Я попытался пошевелить руками, потом ногами. Вроде все кости целы. Попытался вновь открыть глаза и скривился от новой волны боли.
– Ну как, пришел в себя?
– Это ты. – Мне казалось, что я мысленно пробираюсь через вязкое болото, мысли текли медленно и болезненно.
– А кто еще это может быть?
– Где я? Дома?
Нет, пожалуй, не дома, постель слишком жесткая.
– Хорошо тебя треснуло. Нет у тебя больше дома.
– ?
– Напоминаю. Ты был объявлен в розыск, и квартиру твою опечатали. Кроме того, там постоянно находится засада, на тот случай, если появятся твои подельники.
– Подельники?
– Ну, те, с кем ты вместе нелегально пересек границу, те, кто мешал государственной программе эмиграции.

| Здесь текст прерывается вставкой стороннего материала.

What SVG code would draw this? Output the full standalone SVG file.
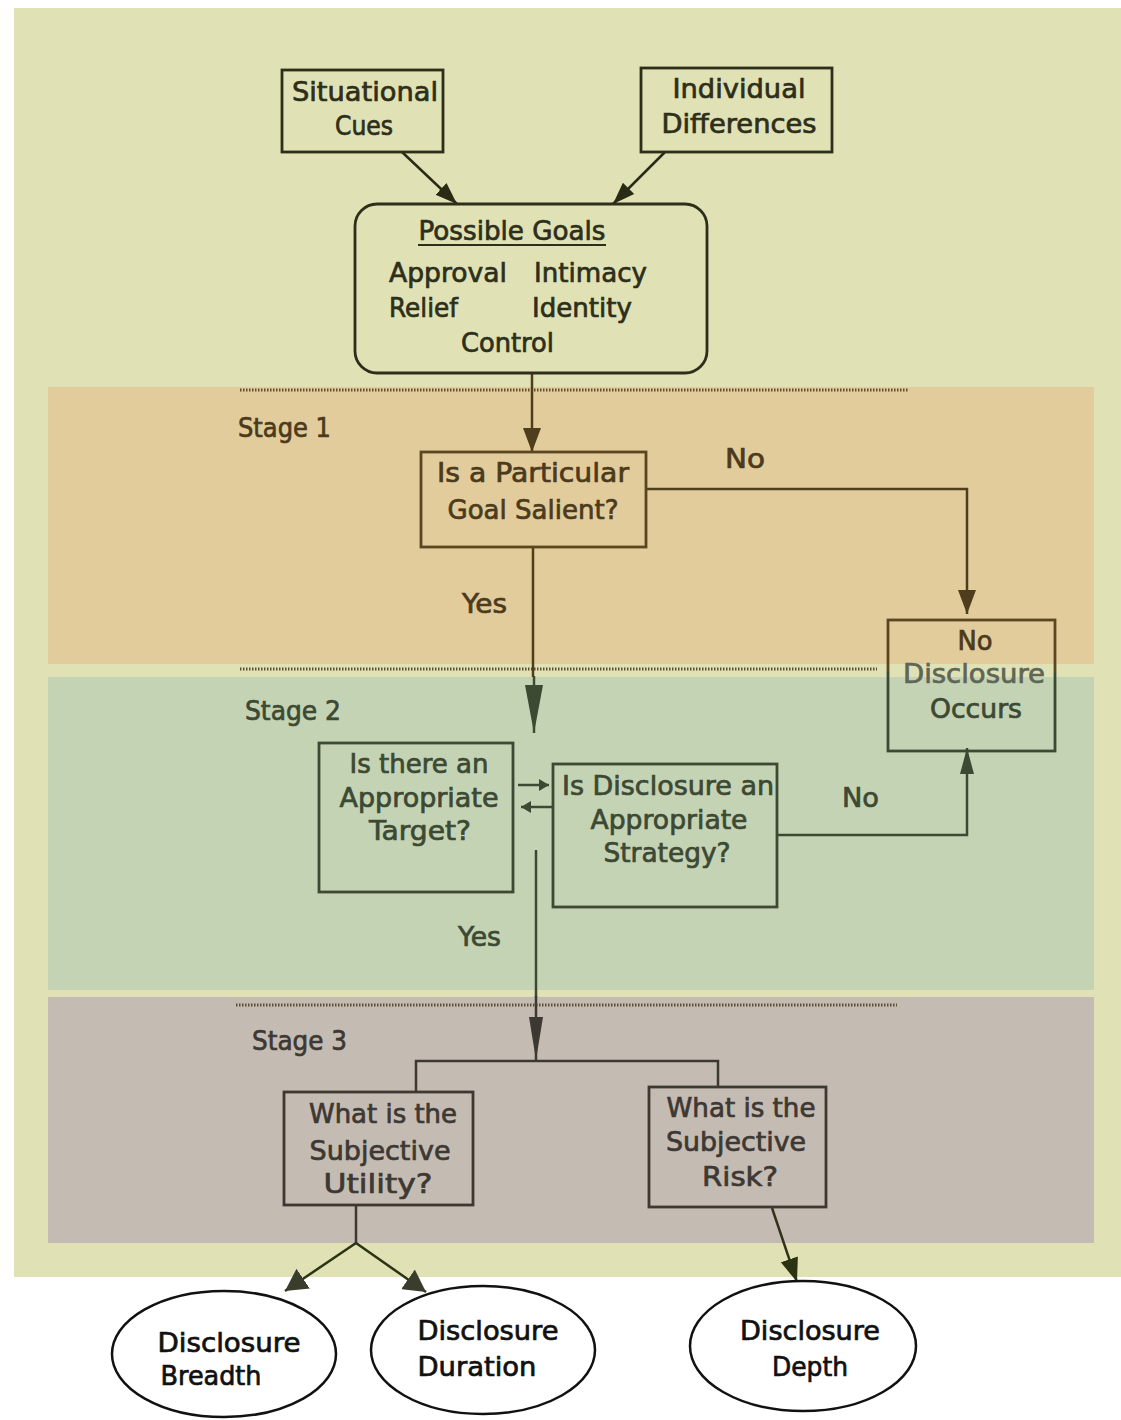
<svg xmlns="http://www.w3.org/2000/svg" width="1121" height="1420" viewBox="0 0 1121 1420">
<style>
.t{font-family:"DejaVu Sans","Liberation Sans",sans-serif;font-size:26px;text-anchor:middle;stroke-width:0.7}
.s{text-anchor:start}
.top{fill:#2e2f1a;stroke:#2e2f1a}
.st1{fill:#4b3b1c;stroke:#4b3b1c}
.st2{fill:#3c4933;stroke:#3c4933}
.st3{fill:#3e3833;stroke:#3e3833}
.bot{fill:#111;stroke:#111}
.box{fill:none;stroke-width:2.8}
.ln{fill:none;stroke-width:2.5}
.dot{stroke:#5e4e32;stroke-width:3;stroke-dasharray:1.5 1.5}
</style>
<defs>
<marker id="mTop" markerUnits="userSpaceOnUse" markerWidth="22" markerHeight="18" viewBox="0 0 22 18" refX="22" refY="9" orient="auto"><path d="M0,1 L22,9 L0,17 z" fill="#2a2b15"/></marker>
<marker id="mBrown" markerUnits="userSpaceOnUse" markerWidth="24" markerHeight="20" viewBox="0 0 24 20" refX="24" refY="10" orient="auto"><path d="M0,1 L24,10 L0,19 z" fill="#4f3e1d"/></marker>
<marker id="mGreen" markerUnits="userSpaceOnUse" markerWidth="26" markerHeight="16" viewBox="0 0 26 16" refX="26" refY="8" orient="auto"><path d="M0,1 L26,8 L0,15 z" fill="#3c4a33"/></marker>
<marker id="mSmall" markerUnits="userSpaceOnUse" markerWidth="10" markerHeight="12" viewBox="0 0 10 12" refX="10" refY="6" orient="auto"><path d="M0,0 L10,6 L0,12 z" fill="#3c4a33"/></marker>
<marker id="mLongG" markerUnits="userSpaceOnUse" markerWidth="48" markerHeight="18" viewBox="0 0 48 18" refX="48" refY="9" orient="auto"><path d="M0,0 L48,9 L0,18 z" fill="#3c4a33"/></marker>
<marker id="mLongS" markerUnits="userSpaceOnUse" markerWidth="43" markerHeight="14" viewBox="0 0 43 14" refX="43" refY="7" orient="auto"><path d="M0,0 L43,7 L0,14 z" fill="#3e3833"/></marker>
<marker id="mFat" markerUnits="userSpaceOnUse" markerWidth="22" markerHeight="24" viewBox="0 0 22 24" refX="22" refY="12" orient="auto"><path d="M0,0 L22,12 L0,24 z" fill="#3a3c2c"/></marker>
<marker id="mOlive" markerUnits="userSpaceOnUse" markerWidth="24" markerHeight="20" viewBox="0 0 24 20" refX="24" refY="10" orient="auto"><path d="M0,1 L24,10 L0,19 z" fill="#2c3310"/></marker>
<linearGradient id="gNo" gradientUnits="userSpaceOnUse" x1="0" y1="620" x2="0" y2="751">
<stop offset="0" stop-color="#5a4722"/><stop offset="0.4" stop-color="#5a4722"/><stop offset="0.4" stop-color="#3c4933"/><stop offset="1" stop-color="#3c4933"/>
</linearGradient>
</defs>

<g id="background">
<rect x="14" y="8" width="1107" height="1269" fill="#e0e2b6"/>
<rect x="48" y="387" width="1046" height="277" fill="#e2cc9c"/>
<rect x="48" y="677" width="1046" height="313" fill="#c5d3b5"/>
<rect x="48" y="997" width="1046" height="246" fill="#c4bcb3"/>
<line class="dot" x1="240" y1="390" x2="909" y2="390"/>
<line class="dot" x1="240" y1="669" x2="877" y2="669"/>
<line class="dot" x1="236" y1="1005" x2="897" y2="1005"/>
<text class="t s st1" x="238" y="437" textLength="93" lengthAdjust="spacingAndGlyphs">Stage 1</text>
<text class="t s st2" x="245" y="720" textLength="96" lengthAdjust="spacingAndGlyphs">Stage 2</text>
<text class="t s st3" x="252" y="1050" textLength="95" lengthAdjust="spacingAndGlyphs">Stage 3</text>
</g>

<g id="connectors">
<path class="ln" stroke="#2a2b15" d="M402,152 L457,204" marker-end="url(#mTop)"/>
<path class="ln" stroke="#2a2b15" d="M665,152 L613,204" marker-end="url(#mTop)"/>
<path class="ln" stroke="#4f3e1d" d="M532,373 V452" marker-end="url(#mBrown)"/>
<path class="ln" stroke="#4f3e1d" d="M646,489 H967 V614" marker-end="url(#mBrown)"/>
<path class="ln" stroke="#4f3e1d" d="M533,547 V677"/>
<path class="ln" stroke="#3c4a33" d="M534,676 V733" marker-end="url(#mLongG)"/>
<path class="ln" stroke="#3c4a33" d="M518,785 H549" marker-end="url(#mSmall)"/>
<path class="ln" stroke="#3c4a33" d="M553,807 H521" marker-end="url(#mSmall)"/>
<path class="ln" stroke="#3c4a33" d="M778,835 H967 V748" marker-end="url(#mGreen)"/>
<path class="ln" stroke="#3c4a33" d="M536,850 V997"/>
<path class="ln" stroke="#3e3833" d="M536,996 V1060" marker-end="url(#mLongS)"/>
<path class="ln" stroke="#3e3833" d="M416,1092 V1061 H718 V1087"/>
<path class="ln" stroke="#3e3833" d="M356,1205 V1244"/>
<path class="ln" stroke="#2c3310" d="M356,1243 L285,1291" marker-end="url(#mFat)"/>
<path class="ln" stroke="#2c3310" d="M356,1243 L426,1292" marker-end="url(#mFat)"/>
<path class="ln" stroke="#34321f" d="M772,1208 L797,1282" marker-end="url(#mOlive)"/>
</g>

<g id="situational-cues">
<rect class="box" stroke="#2e2f1a" x="282" y="70" width="161" height="82"/>
<text class="t top" x="365" y="101" textLength="146" lengthAdjust="spacingAndGlyphs">Situational</text>
<text class="t top" x="364" y="135" textLength="58" lengthAdjust="spacingAndGlyphs">Cues</text>
</g>

<g id="individual-differences">
<rect class="box" stroke="#2e2f1a" x="641" y="68" width="191" height="84"/>
<text class="t top" x="739" y="98" textLength="133" lengthAdjust="spacingAndGlyphs">Individual</text>
<text class="t top" x="739" y="133" textLength="155" lengthAdjust="spacingAndGlyphs">Differences</text>
</g>

<g id="possible-goals">
<rect class="box" stroke="#2e2f1a" x="355" y="204" width="352" height="169" rx="22"/>
<text class="t top" x="512" y="240" textLength="187" lengthAdjust="spacingAndGlyphs">Possible Goals</text>
<line x1="418" y1="245" x2="606" y2="245" stroke="#2e2f1a" stroke-width="2"/>
<text class="t s top" x="389" y="282" textLength="118" lengthAdjust="spacingAndGlyphs">Approval</text>
<text class="t s top" x="534" y="282" textLength="113" lengthAdjust="spacingAndGlyphs">Intimacy</text>
<text class="t s top" x="389" y="317" textLength="69" lengthAdjust="spacingAndGlyphs">Relief</text>
<text class="t s top" x="532" y="317" textLength="100" lengthAdjust="spacingAndGlyphs">Identity</text>
<text class="t s top" x="461" y="352" textLength="93" lengthAdjust="spacingAndGlyphs">Control</text>
</g>

<g id="goal-salient">
<rect class="box" stroke="#5a4722" x="421" y="452" width="225" height="95"/>
<text class="t st1" x="533" y="482" textLength="192" lengthAdjust="spacingAndGlyphs">Is a Particular</text>
<text class="t st1" x="533" y="519" textLength="171" lengthAdjust="spacingAndGlyphs">Goal Salient?</text>
<text class="t s st1" x="725" y="468" textLength="40" lengthAdjust="spacingAndGlyphs">No</text>
<text class="t s st1" x="462" y="613" textLength="45" lengthAdjust="spacingAndGlyphs">Yes</text>
</g>

<g id="no-disclosure">
<rect class="box" stroke="url(#gNo)" x="888" y="620" width="167" height="131"/>
<text class="t st1" x="975" y="650" textLength="35" lengthAdjust="spacingAndGlyphs">No</text>
<text class="t" fill="#5e6656" stroke="#5e6656" x="974" y="683" textLength="142" lengthAdjust="spacingAndGlyphs">Disclosure</text>
<text class="t st2" x="976" y="718" textLength="92" lengthAdjust="spacingAndGlyphs">Occurs</text>
</g>

<g id="appropriate-target">
<rect class="box" stroke="#3c4933" x="319" y="743" width="194" height="149"/>
<text class="t st2" x="419" y="773" textLength="139" lengthAdjust="spacingAndGlyphs">Is there an</text>
<text class="t st2" x="419" y="807" textLength="159" lengthAdjust="spacingAndGlyphs">Appropriate</text>
<text class="t st2" x="420" y="840" textLength="102" lengthAdjust="spacingAndGlyphs">Target?</text>
</g>

<g id="appropriate-strategy">
<rect class="box" stroke="#3c4933" x="553" y="764" width="224" height="143"/>
<text class="t st2" x="668" y="795" textLength="212" lengthAdjust="spacingAndGlyphs">Is Disclosure an</text>
<text class="t st2" x="669" y="829" textLength="157" lengthAdjust="spacingAndGlyphs">Appropriate</text>
<text class="t st2" x="667" y="862" textLength="127" lengthAdjust="spacingAndGlyphs">Strategy?</text>
<text class="t s st2" x="842" y="807" textLength="37" lengthAdjust="spacingAndGlyphs">No</text>
<text class="t s st2" x="458" y="946" textLength="43" lengthAdjust="spacingAndGlyphs">Yes</text>
</g>

<g id="subjective-utility">
<rect class="box" stroke="#3e3833" x="284" y="1092" width="189" height="113"/>
<text class="t st3" x="383" y="1123" textLength="148" lengthAdjust="spacingAndGlyphs">What is the</text>
<text class="t st3" x="380" y="1160" textLength="141" lengthAdjust="spacingAndGlyphs">Subjective</text>
<text class="t st3" x="378" y="1193" textLength="109" lengthAdjust="spacingAndGlyphs">Utility?</text>
</g>

<g id="subjective-risk">
<rect class="box" stroke="#3e3833" x="649" y="1087" width="177" height="120"/>
<text class="t st3" x="741" y="1117" textLength="149" lengthAdjust="spacingAndGlyphs">What is the</text>
<text class="t st3" x="736" y="1151" textLength="140" lengthAdjust="spacingAndGlyphs">Subjective</text>
<text class="t st3" x="740" y="1186" textLength="76" lengthAdjust="spacingAndGlyphs">Risk?</text>
</g>

<g id="disclosure-breadth">
<ellipse cx="224" cy="1354" rx="112" ry="63" fill="#fff" stroke="#111" stroke-width="2.5"/>
<text class="t bot" x="229" y="1352" textLength="143" lengthAdjust="spacingAndGlyphs">Disclosure</text>
<text class="t bot" x="211" y="1385" textLength="101" lengthAdjust="spacingAndGlyphs">Breadth</text>
</g>

<g id="disclosure-duration">
<ellipse cx="483" cy="1350" rx="112" ry="64" fill="#fff" stroke="#111" stroke-width="2.5"/>
<text class="t bot" x="488" y="1340" textLength="141" lengthAdjust="spacingAndGlyphs">Disclosure</text>
<text class="t bot" x="477" y="1376" textLength="119" lengthAdjust="spacingAndGlyphs">Duration</text>
</g>

<g id="disclosure-depth">
<ellipse cx="803" cy="1346" rx="113" ry="65" fill="#fff" stroke="#111" stroke-width="2.5"/>
<text class="t bot" x="810" y="1340" textLength="140" lengthAdjust="spacingAndGlyphs">Disclosure</text>
<text class="t bot" x="810" y="1376" textLength="76" lengthAdjust="spacingAndGlyphs">Depth</text>
</g>
</svg>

– Выходит, я в «гостинице»?
– И ее накрыли.
– Тогда?..
– В тюремном госпитале. Повышенная охрана, полная изоляция. Судя по тому, как тебя охраняют, ты – самый важный преступник России.
– Я же говорил тебе…
– И я тебе говорил… Но сейчас не время спорить. У тебя посетитель, точнее, посетительница. Когда она уйдет, я попробую тебя отсюда вытащить.
– А что с Кругловым и маркграфом?
– Потом, все потом… – И Тогот исчез.
Кряхтя, я попытался вновь разлепить веки, и в этот раз мне это удалось.
Я и в самом деле лежал в крошечной камере без окон и дверей. Стол, стул, лампа на потолке, укрытая колпаком металлической сетки. Огромное зеркало вдоль одной из стен. Значит, за мной постоянно наблюдают. В изголовье кровати какие-то медицинские приборы, от которых тянулись провода, заканчивающиеся присосками, прикрепленными к моим вискам и груди, чуть ниже левого соска.
Попал. Надо выбираться. Хотя, что там Тогот говорил про гостей?
Я замер, прислушался, и словно в ответ на мои усилия где-то далеко-далеко с неприятным металлическим скрипом открылась дверь. Внутренне я весь напрягся.
– А может…
– Посиди, послушай. Смыться всегда успеешь. – И Тогот снова замолчал.
– Ты меня сюда специально определил?
– Не то чтобы специально, так вышло, а я решил не сопротивляться Судьбе.
Потом раздались шаги и послышались неразборчивые голоса. Говорили человека два или три, причем один из голосов был женским.